Thursday, August 17, 2006

Game Balance

There is already a great deal written about game balance, such as how to achieve it, its importance, and even the pitfalls in dealing with it. Game balance is one of the most difficult areas of game design. Both paper & pencil and on-line multiplayer games need to ensure that each class or profession is balanced. This is vital to the overall health of a game and while it may be an impossible goal, it is a goal the designer must strive for nonetheless.

Game balance imperfections do not often show up during theoretical discussions or even during internal testing. Games are often pushed into a live environment with flaws that make a class out of balance with the others. With the dynamic nature of MMORPGs, changes can be made and pushed live as a patch. When such a change occurs and a given class is reduced in ability to bring it in line to other classes, the term used is "nerf".

While the hard-core role-players might pick their class based on a preconceived idea and not on the over/under powered nature of a given class, the out of balance nature of a class cannot be ignored. When these nerfs appear, players affected cry and whine in frustration demanding to understand why the change occurred, and more importantly, why even bother with game balance. A select few even try to argue that their out of balance character really wasn't and instead of reducing the ability of the out of balance class, the other classes should be raised to compensate. So a class was more powerful than one or more classes (or all of them), what is the harm in that?

At its most fundamental level, when one class possesses the ability to outstrip other classes in terms of advancement potential players will flock to that class. The other classes cease to serve a purpose. To look at it another way, you have 2 very distinct and different classes, each with a different set of abilities. A third class can do both just as effectively, why would anybody run the other two. In order to balance the "draw" of the third class, its ability to mimic the other 2 classes need to be reduced.
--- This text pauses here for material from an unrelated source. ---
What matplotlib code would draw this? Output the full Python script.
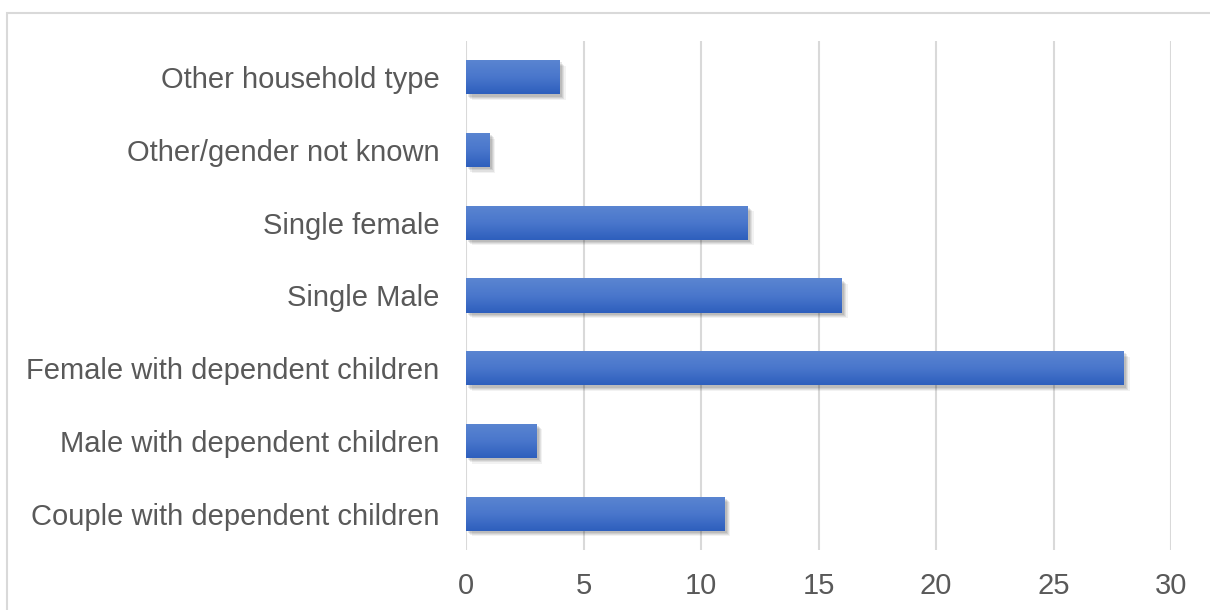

Yes, this third class can do both, but at the expense of the other specialized professions. Raising the ability of the two specialized classes can set a bad precedent. It encourages even more whining by the player community and serves to increase the overall power level of the game, requiring even more powerful opponents, something already a problem in long term games as an aspect of mudflation.

When a game possesses a player versus player combat option, the need for class balance is even more pronounced. There has to a check and balance. Each class should have something it can defeat and something it cannot – someother class must do that.